Wreszcie trafnie zarzuciła pozwana, że Sąd pierwszej instancji naruszył przepis § 4 ust. 2 Rozporządzenia Ministra Sprawiedliwości z dnia 28 września 2002 r. w sprawie opłat za czynności radców prawnych oraz ponoszenia przez Skarb Państwa kosztów pomocy prawnej udzielonej przez radcę prawnego ustanowionego z urzędu ( Dz. U. 2013, poz. 490 j.t.). Zgodnie z tym przepisem w razie zmiany w toku postępowania wartości stanowiącej podstawę obliczenia opłat, bierze się pod uwagę wartość zmienioną, poczynając od następnej instancji. Pierwotnie w pozwie powodowie domagali się zasądzenia na rzecz każdego z nich kwot po 5.100 zł. Dopiero w toku procesu, pismem z dnia 11 maja 2015 r. powodowie rozszerzyli żądanie pozwu, przy czym powódka I. G. (1) domagała się zasądzenia na swoją rzecz łącznie kwoty 32.701,61 zł, zaś powód I. G. (2) – kwoty 18.752,68 zł. W tej sytuacji, Sąd pierwszej instancji, mając na uwadze treść cytowanego przepisu, winien był zasądzić na rzecz powodów zwrot kosztów zastępstwa procesowego w wysokości 1.200 zł, ustalonych na podstawie § 6 pkt 4 ww. rozporządzenia, który określa stawki minimalne przy wartości przedmiotu sprawy powyższej 5.000 zł do 10.000 zł. Zasądzenie na rzecz powodów zwrotu kosztów zastępstwa procesowego w wysokości 2.400 zł, ustalonego na podstawie § 6 pkt 5 ww. rozporządzenia, a zatem przy uwzględnieniu wartości przedmiotu sprawy po rozszerzeniu powództwa, naruszało powołany wyżej § 4 ust. 2 rozporządzenia.

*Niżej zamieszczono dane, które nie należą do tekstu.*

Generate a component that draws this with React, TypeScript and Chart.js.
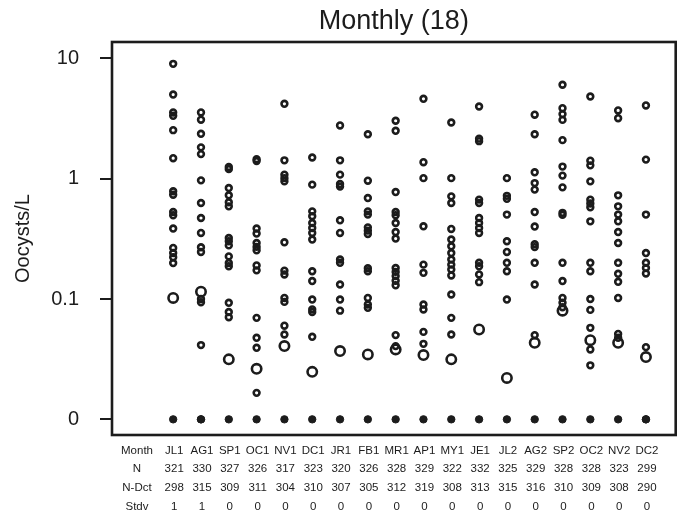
import React, { useEffect, useRef } from "react";
import { Chart, registerables } from "chart.js";

Chart.register(...registerables);

const FONT = "'Liberation Sans', Arial, Helvetica, sans-serif";
const INK = "#1c1c1c";

const months = ["JL1", "AG1", "SP1", "OC1", "NV1", "DC1", "JR1", "FB1", "MR1", "AP1", "MY1", "JE1", "JL2", "AG2", "SP2", "OC2", "NV2", "DC2"];
const nCounts = [321, 330, 327, 326, 317, 323, 320, 326, 328, 329, 322, 332, 325, 329, 328, 328, 323, 299];
const nDct = [298, 315, 309, 311, 304, 310, 307, 305, 312, 319, 308, 313, 315, 316, 310, 309, 308, 290];
const stdv = [1, 1, 0, 0, 0, 0, 0, 0, 0, 0, 0, 0, 0, 0, 0, 0, 0, 0];

const yTickValues = [0.01, 0.1, 1, 10];
const yTickLabels = ["0", "0.1", "1", "10"];
const ZERO_AT = 0.01; // position where zero observations are drawn (label "0")

// observations per month (Oocysts/L); 0 = not detected
const JL1 = [9.0, 5.0, 3.55, 3.33, 2.53, 1.48, 0.785, 0.736, 0.528, 0.496, 0.385, 0.266, 0.241, 0.222, 0.199, 0];
const AG1 = [3.55, 3.09, 2.36, 1.82, 1.6, 0.968, 0.628, 0.471, 0.354, 0.269, 0.246, 0.1, 0.094, 0.0414, 0, 0];
const SP1 = [1.25, 1.2, 0.836, 0.727, 0.636, 0.589, 0.321, 0.302, 0.279, 0.226, 0.199, 0.187, 0.093, 0.078, 0.0706, 0];
const OC1 = [1.45, 1.4, 0.385, 0.35, 0.292, 0.271, 0.254, 0.19, 0.173, 0.0697, 0.0476, 0.0393, 0.0166, 0];
const NV1 = [4.19, 1.42, 1.08, 1.01, 0.95, 0.296, 0.172, 0.16, 0.102, 0.0946, 0.06, 0.0507, 0];
const DC1 = [1.5, 0.892, 0.535, 0.487, 0.428, 0.389, 0.354, 0.312, 0.17, 0.141, 0.099, 0.082, 0.078, 0.0485, 0];
const JR1 = [2.77, 1.42, 1.08, 0.902, 0.859, 0.451, 0.354, 0.213, 0.2, 0.132, 0.099, 0.08, 0];
const FB1 = [2.34, 0.962, 0.69, 0.535, 0.503, 0.394, 0.37, 0.347, 0.18, 0.17, 0.102, 0.09, 0.0844, 0];
const MR1 = [3.03, 2.5, 0.774, 0.528, 0.496, 0.428, 0.36, 0.318, 0.181, 0.168, 0.155, 0.142, 0.13, 0.0501, 0.0406, 0];
const AP1 = [4.61, 1.37, 1.01, 0.402, 0.193, 0.165, 0.09, 0.0818, 0.0533, 0.0424, 0];
const MY1 = [2.93, 1.01, 0.713, 0.628, 0.382, 0.312, 0.274, 0.241, 0.213, 0.193, 0.176, 0.157, 0.109, 0.0697, 0.0507, 0];
const JE1 = [3.98, 2.15, 2.05, 0.67, 0.628, 0.471, 0.428, 0.389, 0.354, 0.2, 0.187, 0.16, 0.138, 0];
const JL2 = [1.01, 0.72, 0.68, 0.503, 0.302, 0.246, 0.2, 0.17, 0.099, 0];
const AG2 = [3.4, 2.34, 1.13, 0.919, 0.811, 0.528, 0.4, 0.285, 0.27, 0.2, 0.132, 0.0501, 0];
const SP2 = [6.03, 3.85, 3.44, 3.08, 2.09, 1.26, 1.06, 0.847, 0.52, 0.5, 0.2, 0.141, 0.102, 0.093, 0.0855, 0];
const OC2 = [4.82, 1.41, 1.29, 0.95, 0.669, 0.621, 0.578, 0.442, 0.2, 0.17, 0.1, 0.0812, 0.0576, 0.0381, 0.0281, 0];
const NV2 = [3.69, 3.18, 0.727, 0.589, 0.503, 0.442, 0.36, 0.292, 0.2, 0.162, 0.139, 0.102, 0.0513, 0.0476, 0];
const DC2 = [4.06, 1.44, 0.503, 0.241, 0.2, 0.181, 0.163, 0.0398, 0, 0];

const monthValues = [JL1, AG1, SP1, OC1, NV1, DC1, JR1, FB1, MR1, AP1, MY1, JE1, JL2, AG2, SP2, OC2, NV2, DC2];

// large open circles (one per month)
const bigCircle = [0.102, 0.115, 0.0315, 0.0263, 0.0406, 0.0248, 0.0369, 0.0346, 0.0381, 0.0342, 0.0315, 0.0558, 0.0221, 0.0432, 0.08, 0.0455, 0.0432, 0.0329];

const tableRows = [
  { label: "Month", values: months },
  { label: "N", values: nCounts.map(String) },
  { label: "N-Dct", values: nDct.map(String) },
  { label: "Stdv", values: stdv.map(String) },
];

export default function App() {
  const ref = useRef<HTMLCanvasElement>(null);

  useEffect(() => {
    document.body.style.margin = "0";
    const canvas = ref.current;
    if (!canvas) return;

    const ringPts: { x: number; y: number }[] = [];
    const zeroPts: { x: number; y: number }[] = [];
    monthValues.forEach((arr, i) => {
      arr.forEach((v) => {
        if (v > 0) ringPts.push({ x: i + 1, y: v });
        else zeroPts.push({ x: i + 1, y: ZERO_AT });
      });
    });
    const bigPts = bigCircle.map((v, i) => ({ x: i + 1, y: v }));

    const framePlugin = {
      id: "frameAndTable",
      afterDraw(chart: any) {
        const { ctx, chartArea } = chart;
        const xs = chart.scales.x;
        ctx.save();
        // frame
        ctx.strokeStyle = INK;
        ctx.lineWidth = 2.6;
        ctx.strokeRect(chartArea.left, chartArea.top, chartArea.right - chartArea.left, chartArea.bottom - chartArea.top);
        // title
        ctx.fillStyle = INK;
        ctx.font = `27px ${FONT}`;
        ctx.textAlign = "center";
        ctx.textBaseline = "middle";
        ctx.fillText("Monthly (18)", (chartArea.left + chartArea.right) / 2, 22);
        // table
        ctx.font = `11.5px ${FONT}`;
        const rowY = [451, 469, 488, 507];
        tableRows.forEach((row, r) => {
          ctx.fillText(row.label, 137, rowY[r]);
          row.values.forEach((t, i) => {
            ctx.fillText(t, xs.getPixelForValue(i + 1) + 1, rowY[r]);
          });
        });
        ctx.restore();
      },
    };

    const chart = new Chart(canvas, {
      type: "scatter",
      data: {
        datasets: [
          {
            label: "zero",
            data: zeroPts,
            pointRadius: 3.7,
            pointBackgroundColor: INK,
            pointBorderColor: INK,
            pointBorderWidth: 1,
          },
          {
            label: "obs",
            data: ringPts,
            pointRadius: 2.9,
            pointBackgroundColor: "rgba(0,0,0,0)",
            pointBorderColor: INK,
            pointBorderWidth: 2.6,
          },
          {
            label: "big",
            data: bigPts,
            pointRadius: 4.7,
            pointBackgroundColor: "rgba(0,0,0,0)",
            pointBorderColor: INK,
            pointBorderWidth: 2.6,
          },
        ],
      },
      options: {
        animation: false,
        responsive: false,
        devicePixelRatio: 1,
        layout: { padding: { left: 0, right: 3, top: 42, bottom: 89 } },
        plugins: { legend: { display: false }, tooltip: { enabled: false }, title: { display: false } },
        scales: {
          x: { type: "linear", min: -1.2, max: 19.07, display: false },
          y: {
            type: "logarithmic",
            min: 0.00741,
            max: 13.67,
            afterFit: (s: any) => {
              s.width = 112;
            },
            afterBuildTicks: (s: any) => {
              s.ticks = yTickValues.map((v) => ({ value: v }));
            },
            ticks: {
              autoSkip: false,
              color: INK,
              padding: 21,
              font: { size: 20, family: FONT },
              callback: (v: any) => {
                const i = yTickValues.findIndex((t) => Math.abs(t - Number(v)) < 1e-9);
                return i >= 0 ? yTickLabels[i] : "";
              },
            },
            grid: { drawOnChartArea: false, drawTicks: true, tickLength: 12, color: INK, lineWidth: 2 },
            border: { display: false },
            title: { display: true, text: "Oocysts/L", color: INK, font: { size: 20, family: FONT }, padding: { top: 11, bottom: 0 } },
          },
        },
      },
      plugins: [framePlugin],
    });

    return () => chart.destroy();
  }, []);

  return (
    <div style={{ width: 683, height: 524, background: "#fff" }}>
      <canvas ref={ref} width={683} height={524} style={{ display: "block" }} />
    </div>
  );
}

Z tych przyczyn Sąd Okręgowy, na podstawie art. 386 § 1 k.p.c. zmienił zaskarżony wyrok w punkcie II i IV i obniżył zasądzone od pozwanej na rzecz powodów koszty procesu z kwot po 3.072 zł do kwot po 1.872 zł, przy czym na kwotę tą składało się wynagrodzenie radcy prawnego w kwocie po 1.200 zł , oplata skarbowa od pełnomocnictwa po 17 zł, opłata od pozwu 255 zł, zaliczka na poczet opinii biegłych w kwocie 400 zł.
Na podstawie art. 385 k.p.c. oddalił apelację w pozostałym zakresie. O kosztach procesu za drugą instancję orzeczono na podstawie art.100 k.p.c., mając na uwadze, że obie apelacje zostały uwzględnione jedynie w nieznacznej części, stąd powodom należy się zwrot kosztów procesu za drugą instancję w całości. Koszty te ograniczyły się do kosztów zastępstwa procesowego ustalonych na podstawie § 6 pkt 5 w zw. z § 12 ust. 1 pkt 1 opisanego wyżej Rozporządzenia Ministra Sprawiedliwości z dnia 28 września 2002 r.